Restate the listing below word for word, omitting any images.
* * *
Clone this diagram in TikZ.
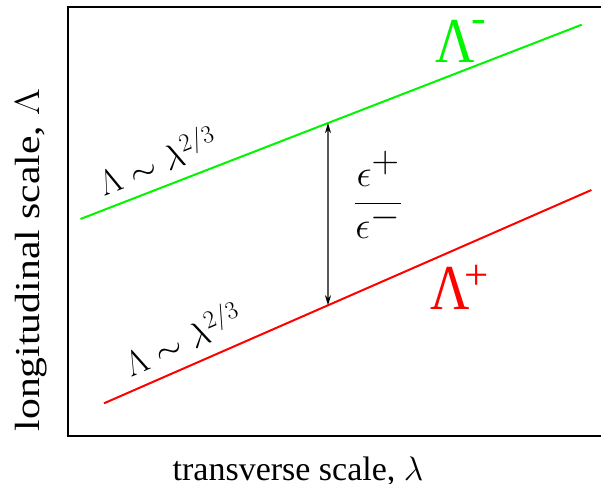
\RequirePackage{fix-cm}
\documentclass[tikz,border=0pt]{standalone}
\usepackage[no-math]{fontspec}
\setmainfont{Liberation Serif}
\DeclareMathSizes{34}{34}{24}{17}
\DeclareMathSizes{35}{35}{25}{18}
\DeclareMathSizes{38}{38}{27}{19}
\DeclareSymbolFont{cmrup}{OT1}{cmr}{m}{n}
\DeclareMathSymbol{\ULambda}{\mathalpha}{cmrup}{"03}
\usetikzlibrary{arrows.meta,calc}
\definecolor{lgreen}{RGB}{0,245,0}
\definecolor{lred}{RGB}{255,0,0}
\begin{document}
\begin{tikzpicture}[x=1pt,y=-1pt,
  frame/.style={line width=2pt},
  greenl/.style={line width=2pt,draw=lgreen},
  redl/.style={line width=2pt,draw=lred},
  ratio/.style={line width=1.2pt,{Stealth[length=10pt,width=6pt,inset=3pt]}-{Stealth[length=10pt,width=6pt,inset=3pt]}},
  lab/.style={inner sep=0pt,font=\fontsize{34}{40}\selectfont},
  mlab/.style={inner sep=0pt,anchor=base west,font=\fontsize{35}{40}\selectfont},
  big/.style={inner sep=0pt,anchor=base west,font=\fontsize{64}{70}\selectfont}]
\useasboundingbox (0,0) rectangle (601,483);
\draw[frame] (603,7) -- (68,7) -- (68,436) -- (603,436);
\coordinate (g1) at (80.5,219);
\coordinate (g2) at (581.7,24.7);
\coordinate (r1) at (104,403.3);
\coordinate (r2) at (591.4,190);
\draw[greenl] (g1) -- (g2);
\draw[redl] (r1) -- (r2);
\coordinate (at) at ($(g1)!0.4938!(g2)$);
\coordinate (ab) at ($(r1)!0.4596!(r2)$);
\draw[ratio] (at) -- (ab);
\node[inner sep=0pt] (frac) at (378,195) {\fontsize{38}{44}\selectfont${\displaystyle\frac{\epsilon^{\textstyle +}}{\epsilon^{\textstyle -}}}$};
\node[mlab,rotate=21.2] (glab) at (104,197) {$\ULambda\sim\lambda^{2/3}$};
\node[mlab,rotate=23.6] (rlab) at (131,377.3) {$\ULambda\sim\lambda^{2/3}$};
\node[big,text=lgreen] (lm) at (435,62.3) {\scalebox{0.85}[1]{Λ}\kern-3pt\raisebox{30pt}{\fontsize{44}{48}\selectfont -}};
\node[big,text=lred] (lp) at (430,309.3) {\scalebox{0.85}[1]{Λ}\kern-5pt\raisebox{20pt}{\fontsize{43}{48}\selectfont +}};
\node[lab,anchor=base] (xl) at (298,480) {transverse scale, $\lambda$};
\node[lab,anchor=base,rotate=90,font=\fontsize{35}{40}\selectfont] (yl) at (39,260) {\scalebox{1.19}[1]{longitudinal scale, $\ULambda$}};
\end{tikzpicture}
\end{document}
* * *
• FINAL RESULT:
Clone this diagram in TikZ.
\RequirePackage{fix-cm}
\documentclass[tikz,border=0pt]{standalone}
\usepackage[no-math]{fontspec}
\setmainfont{Liberation Serif}
\DeclareMathSizes{34}{34}{24}{17}
\DeclareMathSizes{35}{35}{25}{18}
\DeclareMathSizes{38}{38}{27}{19}
\DeclareSymbolFont{cmrup}{OT1}{cmr}{m}{n}
\DeclareMathSymbol{\ULambda}{\mathalpha}{cmrup}{"03}
\usetikzlibrary{arrows.meta,calc}
\definecolor{lgreen}{RGB}{0,245,0}
\definecolor{lred}{RGB}{255,0,0}
\begin{document}
\begin{tikzpicture}[x=1pt,y=-1pt,
  frame/.style={line width=2pt},
  greenl/.style={line width=2pt,draw=lgreen},
  redl/.style={line width=2pt,draw=lred},
  ratio/.style={line width=1.2pt,{Stealth[length=10pt,width=6pt,inset=3pt]}-{Stealth[length=10pt,width=6pt,inset=3pt]}},
  lab/.style={inner sep=0pt,font=\fontsize{34}{40}\selectfont},
  mlab/.style={inner sep=0pt,anchor=base west,font=\fontsize{35}{40}\selectfont},
  big/.style={inner sep=0pt,anchor=base west,font=\fontsize{64}{70}\selectfont}]
\useasboundingbox (0,0) rectangle (601,483);
\draw[frame] (603,7) -- (68,7) -- (68,436) -- (603,436);
\coordinate (g1) at (80.5,219);
\coordinate (g2) at (581.7,24.7);
\coordinate (r1) at (104,403.3);
\coordinate (r2) at (591.4,190);
\draw[greenl] (g1) -- (g2);
\draw[redl] (r1) -- (r2);
\coordinate (at) at ($(g1)!0.4938!(g2)$);
\coordinate (ab) at ($(r1)!0.4596!(r2)$);
\draw[ratio] (at) -- (ab);
\node[inner sep=0pt] (frac) at (378,195) {\fontsize{38}{44}\selectfont${\displaystyle\frac{\epsilon^{\textstyle +}}{\epsilon^{\textstyle -}}}$};
\node[mlab,rotate=21.2] (glab) at (104,197) {$\ULambda\sim\lambda^{2/3}$};
\node[mlab,rotate=23.6] (rlab) at (131,377.3) {$\ULambda\sim\lambda^{2/3}$};
\node[big,text=lgreen] (lm) at (435,62.3) {\scalebox{0.85}[1]{Λ}\kern-3pt\raisebox{30pt}{\fontsize{44}{48}\selectfont -}};
\node[big,text=lred] (lp) at (430,309.3) {\scalebox{0.85}[1]{Λ}\kern-5pt\raisebox{20pt}{\fontsize{43}{48}\selectfont +}};
\node[lab,anchor=base] (xl) at (298,480) {transverse scale, $\lambda$};
\node[lab,anchor=base,rotate=90,font=\fontsize{35}{40}\selectfont] (yl) at (39,260) {\scalebox{1.19}[1]{longitudinal scale, $\ULambda$}};
\end{tikzpicture}
\end{document}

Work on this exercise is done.